While McGuire agrees with that principle, he also warns of the risk of being seen as ‘flighty’, adding: “As the markets wax and wane, companies shift capital based on opportunities to get the best return for shareholders.

“However, we cannot be in a market one day and out the next day. We need to maintain a core portfolio with diversity across products and geographies and, within this position, we scale up or down depending on market conditions and risk/return characteristics.

“A CFO’s role is critical in an organisation’s decision-making process of capital allocation and return optimisation.”

McGuire also commented on the importance of being able to transfer risk and capital internally to most effectively manage group capital and returns. “Although various local regulatory regimes make it difficult, we must be able to transfer risk between our various companies globally, matching the risk we take with the capital we hold throughout our jurisdictions.”

He also has some interesting thoughts on the trend within the industry in recent years of reinsurers forming sidecars—allowing them to leverage alternative sources of capital using different structures.

McGuire says the introduction of alternative vehicles into the reinsurance industry is not a new trend.

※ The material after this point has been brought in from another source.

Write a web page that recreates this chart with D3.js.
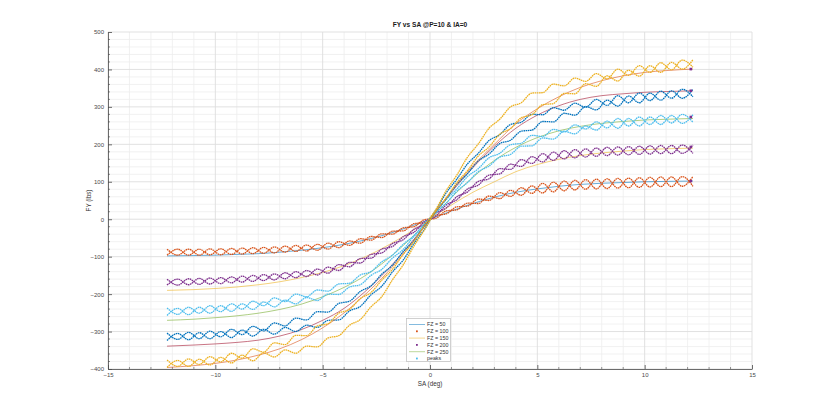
<!DOCTYPE html>
<html><head><meta charset="utf-8">
<script src="https://cdn.jsdelivr.net/npm/d3@7"></script>
<style>body{margin:0;background:#fff;}svg{display:block;}</style>
</head><body>
<svg id="c" width="828" height="415"></svg>
<script>
// ---- data ----
const xTicks = [-15,-10,-5,0,5,10,15];
const yTicks = [-400,-300,-200,-100,0,100,200,300,400,500];
const titleText = "FY vs SA @P=10 & IA=0";
const xLabel = "SA (deg)";
const yLabel = "FY (lbs)";
const legendLabels = ["FZ = 50","FZ = 100","FZ = 150","FZ = 200","FZ = 250","peaks"];

// slip angle samples of the measured sweeps
const dataSA = [-12.25,-11.75,-11.25,-10.75,-10.25,-9.75,-9.25,-8.75,-8.25,-7.75,-7.25,-6.75,-6.25,-5.75,-5.25,-4.75,-4.25,-3.75,-3.25,-2.75,-2.25,-1.75,-1.25,-0.75,-0.25,0.25,0.75,1.25,1.75,2.25,2.75,3.25,3.75,4.25,4.75,5.25,5.75,6.25,6.75,7.25,7.75,8.25,8.75,9.25,9.75,10.25,10.75,11.25,11.75,12.25];
// measured FY, two passes per load
const fz50A  = [-80,-96,-80,-96,-79,-95,-78,-93,-76,-91,-74,-88,-70,-85,-67,-80,-60,-70,-52,-56,-39,-40,-23,-20,-1,2,22,25,43,42,62,55,77,64,89,70,99,76,104,80,107,82,109,84,111,86,113,87,114,88];
const fz50B  = [-96,-80,-96,-80,-95,-79,-94,-77,-92,-75,-90,-72,-86,-69,-83,-64,-76,-58,-64,-46,-49,-32,-31,-12,-9,10,14,33,35,54,50,71,61,84,69,96,73,102,78,106,81,108,83,110,85,112,87,113,88,114];
const fz100A = [-160,-176,-159,-174,-157,-172,-154,-168,-150,-164,-146,-159,-140,-153,-133,-144,-121,-127,-105,-104,-80,-73,-47,-35,-6,7,38,52,81,91,118,121,147,141,167,153,179,161,186,166,190,170,193,172,195,174,197,175,198,176];
const fz100B = [-176,-160,-175,-158,-173,-156,-170,-152,-166,-148,-162,-143,-156,-137,-149,-128,-137,-115,-117,-94,-90,-65,-55,-27,-14,15,30,60,73,101,108,135,133,159,149,175,157,183,164,188,168,192,171,194,173,196,175,197,176,198];
const fz150A = [-237,-254,-235,-251,-231,-247,-226,-240,-219,-231,-210,-220,-200,-207,-189,-192,-173,-171,-149,-140,-114,-96,-67,-44,-11,16,52,81,114,135,164,176,199,203,224,221,240,233,252,241,260,244,269,249,273,253,277,257,280,259];
const fz150B = [-257,-238,-255,-235,-251,-231,-246,-226,-241,-221,-234,-216,-226,-209,-217,-200,-201,-181,-175,-150,-134,-104,-81,-46,-19,16,42,75,98,127,142,166,173,195,196,217,214,235,228,249,238,262,243,269,249,273,253,277,256,279];
const fz200A = [-304,-321,-302,-319,-299,-314,-294,-308,-286,-298,-277,-285,-264,-269,-247,-248,-225,-219,-193,-178,-147,-123,-87,-57,-16,22,70,107,148,176,210,226,253,259,280,279,298,291,310,299,320,304,330,311,337,317,342,323,347,327];
const fz200B = [-324,-305,-322,-303,-319,-300,-316,-296,-312,-294,-307,-289,-300,-283,-289,-270,-269,-245,-233,-202,-179,-141,-109,-65,-26,20,54,93,122,156,174,202,211,235,238,261,260,283,278,301,292,318,302,329,311,337,318,343,323,347];
const fz250A = [-376,-393,-373,-388,-367,-381,-358,-371,-346,-355,-330,-335,-310,-311,-285,-279,-251,-241,-212,-196,-163,-134,-94,-60,-16,24,76,118,166,201,243,267,300,311,337,338,361,356,377,368,389,375,401,384,410,392,418,399,425,406];
const fz250B = [-396,-377,-393,-374,-389,-369,-384,-363,-378,-357,-368,-349,-358,-339,-341,-317,-311,-283,-268,-234,-207,-162,-122,-72,-28,20,56,98,130,169,193,227,242,271,279,306,309,336,335,362,355,383,369,398,382,410,392,419,401,426];

// fitted curves
const fitSA  = [-12.25,-11,-10,-9,-8,-7,-6,-5,-4,-3,-2,-1,0,1,2,3,4,5,6,7,8,9,10,11,12.25];
const fit50  = [-98,-97,-96,-94,-92,-88,-83,-76,-67,-55,-40,-21,0,22,42,59,72,81,88,93,96,98,100,101,102];
const fit100 = [-190,-188,-185,-181,-175,-167,-156,-142,-124,-100,-71,-37,0,38,72,100,127,146,160,170,177,182,186,188,190];
const fit150 = [-270,-267,-263,-258,-251,-241,-227,-207,-182,-150,-108,-57,0,58,112,157,192,218,236,248,256,261,265,267,269];
const fit200 = [-339,-336,-333,-329,-323,-312,-295,-270,-238,-192,-136,-71,0,72,138,195,243,278,303,320,330,335,339,341,343];
const fit250 = [-396,-391,-385,-376,-363,-346,-322,-290,-250,-200,-143,-76,0,76,143,200,255,295,327,352,370,383,392,397,401];

// peaks
const peakSA = [12.15,12.15,12.15,12.15,12.15];
const peakFY = [401,343,273,193,102];

// ---- drawing ----
const C = {blue:"#0072BD", orange:"#D95319", yellow:"#EDB120", purple:"#7E2F8E", green:"#77AC30", cyan:"#4DBEEE", red:"#A2142F"};
const svg = d3.select("#c");
const L=108, R=752, T=32, B=369;
const x = d3.scaleLinear().domain([-15,15]).range([L,R]);
const y = d3.scaleLinear().domain([-400,500]).range([B,T]);
const font = "'Liberation Sans', Arial, Helvetica, sans-serif";

// grid
const g = svg.append("g");
const minorX = d3.range(-15,15.01,1).filter(v=>v%5!==0);
const minorY = d3.range(-400,500.01,20).filter(v=>v%100!==0);
g.selectAll(".mx").data(minorX).enter().append("line")
  .attr("x1",d=>x(d)).attr("x2",d=>x(d)).attr("y1",T).attr("y2",B)
  .attr("stroke","#ededed").attr("stroke-width",0.8);
g.selectAll(".my").data(minorY).enter().append("line")
  .attr("x1",L).attr("x2",R).attr("y1",d=>y(d)).attr("y2",d=>y(d))
  .attr("stroke","#ededed").attr("stroke-width",0.8);
g.selectAll(".gx").data(xTicks).enter().append("line")
  .attr("x1",d=>x(d)).attr("x2",d=>x(d)).attr("y1",T).attr("y2",B)
  .attr("stroke","#dedede").attr("stroke-width",0.9);
g.selectAll(".gy").data(yTicks).enter().append("line")
  .attr("x1",L).attr("x2",R).attr("y1",d=>y(d)).attr("y2",d=>y(d))
  .attr("stroke","#dedede").attr("stroke-width",0.9);

// axes
const ax = svg.append("g").attr("transform",`translate(0,${B})`)
  .call(d3.axisBottom(x).tickValues(xTicks).tickSizeInner(-4).tickSizeOuter(0).tickPadding(4));
const ay = svg.append("g").attr("transform",`translate(${L},0)`)
  .call(d3.axisLeft(y).tickValues(yTicks).tickSizeInner(-4).tickSizeOuter(0).tickPadding(4));
[ax,ay].forEach(a=>{
  a.select(".domain").attr("stroke","#4a4a4a").attr("stroke-width",0.8);
  a.selectAll(".tick line").attr("stroke","#4a4a4a").attr("stroke-width",0.8);
  a.selectAll("text").attr("fill","#4a4a4a").style("font-family",font).style("font-size","6px");
});
svg.append("g").selectAll("line").data(minorX).enter().append("line")
  .attr("x1",d=>x(d)).attr("x2",d=>x(d)).attr("y1",B).attr("y2",B-2)
  .attr("stroke","#4a4a4a").attr("stroke-width",0.6);
svg.append("g").selectAll("line").data(minorY).enter().append("line")
  .attr("x1",L).attr("x2",L+2).attr("y1",d=>y(d)).attr("y2",d=>y(d))
  .attr("stroke","#4a4a4a").attr("stroke-width",0.6);

// series
const fitLine = d3.line().x(d=>x(d[0])).y(d=>y(d[1])).curve(d3.curveMonotoneX);
const dataLine = d3.line().x(d=>x(d[0])).y(d=>y(d[1])).curve(d3.curveMonotoneX);
const plot = svg.append("g");
function drawFit(vals,color){
  plot.append("path").datum(fitSA.map((s,i)=>[s,vals[i]])).attr("d",fitLine)
    .attr("fill","none").attr("stroke",color).attr("stroke-width",0.7).attr("opacity",0.85);
}
function drawData(vals,color){
  plot.append("path").datum(dataSA.map((s,i)=>[s,vals[i]])).attr("d",dataLine)
    .attr("fill","none").attr("stroke",color).attr("stroke-width",1.3)
    .attr("stroke-dasharray","1.6,0.6");
}
drawFit(fit50,C.blue);   drawData(fz50A,C.orange);  drawData(fz50B,C.orange);
drawFit(fit100,C.yellow);drawData(fz100A,C.purple); drawData(fz100B,C.purple);
drawFit(fit150,C.green); drawData(fz150A,C.cyan);   drawData(fz150B,C.cyan);
drawFit(fit200,C.red);   drawData(fz200A,C.blue);   drawData(fz200B,C.blue);
drawFit(fit250,C.orange);drawData(fz250A,C.yellow); drawData(fz250B,C.yellow);
plot.selectAll(".pk").data(peakSA.map((s,i)=>[s,peakFY[i]])).enter().append("rect")
  .attr("x",d=>x(d[0])-1.3).attr("y",d=>y(d[1])-1.3).attr("width",2.6).attr("height",2.6)
  .attr("fill",C.purple);

// title & labels
svg.append("text").attr("x",(L+R)/2).attr("y",27).attr("text-anchor","middle")
  .style("font-family",font).style("font-size","6.6px").style("font-weight","bold")
  .attr("fill","#1a1a1a").text(titleText);
svg.append("text").attr("x",(L+R)/2).attr("y",386).attr("text-anchor","middle")
  .style("font-family",font).style("font-size","6.3px").attr("fill","#333").text(xLabel);
svg.append("text").attr("transform",`translate(91,${(T+B)/2}) rotate(-90)`).attr("text-anchor","middle")
  .style("font-family",font).style("font-size","6.3px").attr("fill","#333").text(yLabel);

// legend
const legTypes = ["line","marker","line","marker","line","marker"];
const legColors = [C.blue,C.orange,C.yellow,C.purple,C.green,C.cyan];
const lg = svg.append("g");
lg.append("rect").attr("x",406.5).attr("y",318.5).attr("width",44).attr("height",43)
  .attr("fill","#fff").attr("stroke","#bdbdbd").attr("stroke-width",0.7);
legendLabels.forEach((lab,i)=>{
  const yy = 324.5 + i*6.8;
  if(legTypes[i]==="line"){
    lg.append("line").attr("x1",409).attr("x2",425).attr("y1",yy).attr("y2",yy)
      .attr("stroke",legColors[i]).attr("stroke-width",0.8).attr("opacity",0.6);
  } else {
    lg.append("rect").attr("x",416).attr("y",yy-0.9).attr("width",1.8).attr("height",1.8).attr("fill",legColors[i]);
  }
  lg.append("text").attr("x",427).attr("y",yy+1.9).style("font-family",font).style("font-size","5.3px")
    .attr("fill","#333").text(lab);
});
</script>
</body></html>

Companies are underwriting risk on their own behalf, but they are also placing risk into these support vehicles.

“A real conflict could arise,” he adds. “What happens in a serious loss event if the company sponsoring these vehicles has a good result, and there is a significant differential between the results of the sponsoring company and the support vehicle?

“Investors in the separate vehicle could litigate against the company in this situation. It is a pessimistic view, but there is a real conflict potential. The incremental economic benefit from these structures may pale in comparison to the reputational and defence costs in these circumstances.”